Exported to be specialized elsewhere
evalRev :: forall (y :: TK) target. (ADReadyNoLet target, ShareTensor target) => FullShapeTK y -> EvalState target -> target (ADTensorKind y) -> Delta target y -> EvalState target Source #
Reverse pass, that is, transpose/evaluation of the delta expressions in order to produce the gradient for the objective function runtime trace represented by the delta expression.
The first argument is the tensor kind that constrains the shapes of the contangent accumulator and the delta expression arguments. The second is the evaluation state being modified. The third is the cotangent accumulator that will become an actual cotangent contribution when complete (see below for an explanation). The fourth is the delta expression node to evaluate.
Obtaining the gradient amounts to transposing the linear map
that is straightforwardly represented by the delta expression.
The evalRev
function transposes the linear map and,
at the same time, evaluates the transposed map on the cotangent accumulator
value contained in the third argument.
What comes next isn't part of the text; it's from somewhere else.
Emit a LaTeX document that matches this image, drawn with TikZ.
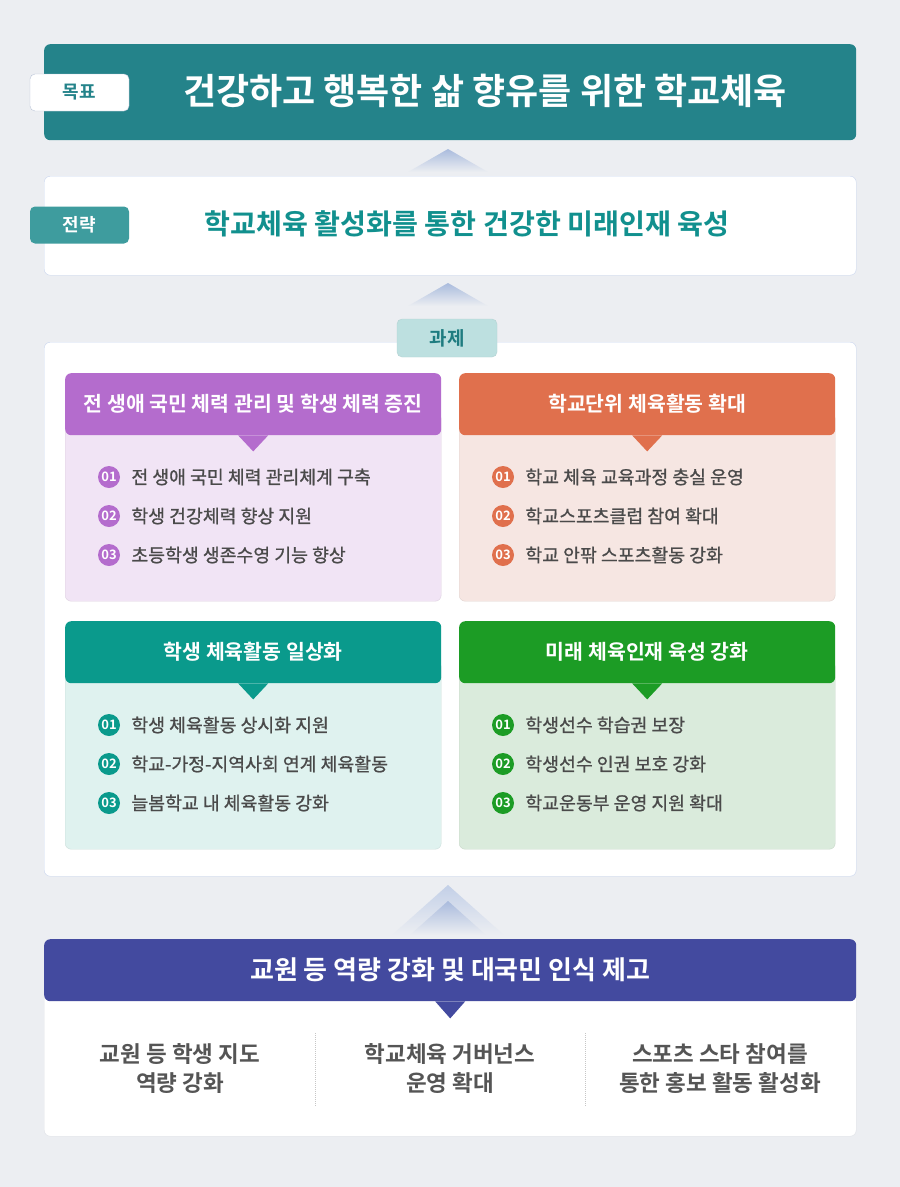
\documentclass[tikz,border=0pt]{standalone}
\usepackage{fontspec}
\setmainfont{Noto Sans CJK KR}[BoldFont={Noto Sans CJK KR Bold}]
\newfontfamily\medfont{Noto Sans CJK KR}[FakeBold=0.9]
\usetikzlibrary{positioning,shadings}
\definecolor{bgc}{HTML}{ECEEF2}
\definecolor{goalc}{HTML}{24838A}
\definecolor{stratc}{HTML}{3E9C9E}
\definecolor{stratt}{HTML}{11908E}
\definecolor{framec}{HTML}{C9D5EE}
\definecolor{tabc}{HTML}{BDE0E0}
\definecolor{tabt}{HTML}{1E7C80}
\definecolor{chevc}{HTML}{A9BBDD}
\definecolor{txtc}{HTML}{4A4A4A}
\definecolor{baset}{HTML}{555555}
\definecolor{cpur}{HTML}{B46CCD}
\definecolor{lpur}{HTML}{F1E4F5}
\definecolor{cora}{HTML}{E0704D}
\definecolor{lora}{HTML}{F6E6E2}
\definecolor{ctea}{HTML}{0A9A8C}
\definecolor{ltea}{HTML}{DFF2EF}
\definecolor{cgre}{HTML}{1C9C25}
\definecolor{lgre}{HTML}{DAEBDC}
\definecolor{cind}{HTML}{434A9F}
\tikzset{
  box/.style={rounded corners=6pt,inner sep=0pt,anchor=north west},
  tagbox/.style={rounded corners=5pt,minimum width=99,minimum height=37,inner sep=0pt,font=\bfseries\fontsize{18}{18}\selectfont},
  headtxt/.style={text=white,font=\bfseries\fontsize{20.5}{20.5}\selectfont},
  itemtxt/.style={text=txtc,inner sep=0pt,font=\medfont\fontsize{18.3}{18.3}\selectfont},
  numdot/.style={circle,minimum size=22,inner sep=0pt,text=white,font=\bfseries\fontsize{13}{13}\selectfont},
  basetxt/.style={text=baset,align=center,font=\bfseries\fontsize{22.5}{29}\selectfont}
}
\begin{document}
\begin{tikzpicture}[x=1pt,y=-1pt]
\fill[bgc] (0,0) rectangle (900,1187);
\useasboundingbox (0,0) rectangle (900,1187);
% goal
\node[box,fill=goalc,minimum width=812,minimum height=96] (goal) at (44,44) {};
\node[text=white,font=\bfseries\fontsize{36}{36}\selectfont] (goaltxt) at (485,91) {건강하고 행복한 삶 향유를 위한 학교체육};
\node[tagbox,fill=white,draw=framec!80!gray,text=goalc] (goaltag) at (79.5,92.5) {목표};
\shade[top color=chevc,bottom color=bgc] (448,149) -- (408,172) -- (488,172) -- cycle;
% strategy
\node[box,fill=white,draw=framec,minimum width=812,minimum height=99] (strat) at (44,176) {};
\node[text=stratt,font=\bfseries\fontsize{28.2}{28.2}\selectfont] (strattxt) at (467,224) {학교체육 활성화를 통한 건강한 미래인재 육성};
\node[tagbox,fill=stratc,text=white] (strattag) at (79.5,225) {전략};
\shade[top color=chevc,bottom color=bgc] (448,283) -- (408,306) -- (488,306) -- cycle;
% tasks
\node[box,fill=white,draw=framec,minimum width=812,minimum height=534] (task) at (44,342) {};
\node[tagbox,fill=tabc,draw=tabc!85!gray,text=tabt,minimum width=100,minimum height=38,font=\bfseries\fontsize{19}{19}\selectfont] (tasktag) at (447,338) {과제};
\foreach \nm/\cx/\cy/\hc/\lc/\title/\items in {
  pa/65/373/cpur/lpur/{전 생애 국민 체력 관리 및 학생 체력 증진}/{{전 생애 국민 체력 관리체계 구축},{학생 건강체력 향상 지원},{초등학생 생존수영 기능 향상}},
  pb/459/373/cora/lora/{학교단위 체육활동 확대}/{{학교 체육 교육과정 충실 운영},{학교스포츠클럽 참여 확대},{학교 안팎 스포츠활동 강화}},
  pc/65/621/ctea/ltea/{학생 체육활동 일상화}/{{학생 체육활동 상시화 지원},{학교-가정-지역사회 연계 체육활동},{늘봄학교 내 체육활동 강화}},
  pd/459/621/cgre/lgre/{미래 체육인재 육성 강화}/{{학생선수 학습권 보장},{학생선수 인권 보호 강화},{학교운동부 운영 지원 확대}}}{
  \node[box,fill=\lc,draw=\lc!92!black,minimum width=376,minimum height=188] (\nm-body) at (\cx,\cy+40) {};
  \node[box,fill=\hc,minimum width=376,minimum height=62] (\nm-head) at (\cx,\cy) {};
  \fill[\hc] ([xshift=-15pt]\nm-head.south) -- ([xshift=15pt]\nm-head.south) -- ([yshift=-16pt]\nm-head.south) -- cycle;
  \node[headtxt] (\nm-title) at (\nm-head.center) {\title};
  \foreach \entry [count=\k] in \items {
    \node[numdot,fill=\hc] (\nm-n\k) at (\cx+44,\cy+65+39*\k) {0\k};
    \node[itemtxt,right=11pt of \nm-n\k] (\nm-t\k) {\entry};
  }
}
\shade[top color=chevc!70,bottom color=bgc] (448,885) -- (392,935) -- (504,935) -- cycle;
\shade[top color=chevc,bottom color=bgc] (448,901) -- (410,935) -- (486,935) -- cycle;
% base
\node[box,fill=white,draw=framec!60!gray!40,minimum width=812,minimum height=180] (base) at (44,956) {};
\node[box,fill=cind,minimum width=812,minimum height=62] (basehead) at (44,939) {};
\fill[cind] ([xshift=-15pt]basehead.south) -- ([xshift=15pt]basehead.south) -- ([yshift=-17pt]basehead.south) -- cycle;
\node[text=white,font=\bfseries\fontsize{26}{26}\selectfont] (basetitle) at (basehead.center) {교원 등 역량 강화 및 대국민 인식 제고};
\foreach \nm/\cx/\txt in {ba/180/{교원 등 학생 지도\\역량 강화},bb/450/{학교체육 거버넌스\\운영 확대},bc/720/{스포츠 스타 참여를\\통한 홍보 활동 활성화}}
  \node[basetxt] (\nm) at (\cx,1069) {\txt};
\foreach \dx in {315,585}
  \draw[densely dotted,gray!45,line width=1pt] (\dx,1033) -- (\dx,1106);
\end{tikzpicture}
\end{document}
If the cotangent and the tensor
operations are symbolic, the resulting value represents the transposed
map itself, if its free variables are treated as the map's inputs.
evalRevFTK :: forall (y :: TK) target. (ADReadyNoLet target, ShareTensor target) => EvalState target -> target (ADTensorKind y) -> Delta target y -> EvalState target Source #
A helper function to evalRev
. The FTK
suffix denotes it doesn't get
an FTK as an argument but reconstructs it as needed.
All constructors that can have a type with TKProduct kind
need to be handled here,
as opposed to in evalRevSame
, except for DeltaInput that is always
constructed only in basic kinds even though its type permits others.
evalRevSame :: forall (y :: TK) target. (ADReadyNoLet target, ShareTensor target, y ~ ADTensorKind y) => EvalState target -> target (ADTensorKind y) -> Delta target y -> EvalState target Source #
A helper function to evalRev
. It assumes the scalar underlying
the tensor kind of its arguments is differentiable.
All constructors that can only have types with non-TKProduct kinds (and the DeltaInput constructor and the vector space constructors) can be handled here, where the extra equality constraint makes it easier.
evalRevFromnMap :: forall (target :: Target). (ADReadyNoLet target, ShareTensor target) => EvalState target -> EvalState target Source #
data EvalState (target :: Target) Source #
The state of evaluation. It consists of several maps. The maps indexed by input identifiers and node identifiers eventually store cotangents for their respective nodes. The cotangents are built gradually during the evaluation, by summing cotangent contributions.
Data invariant: keys nMap == keys dMap.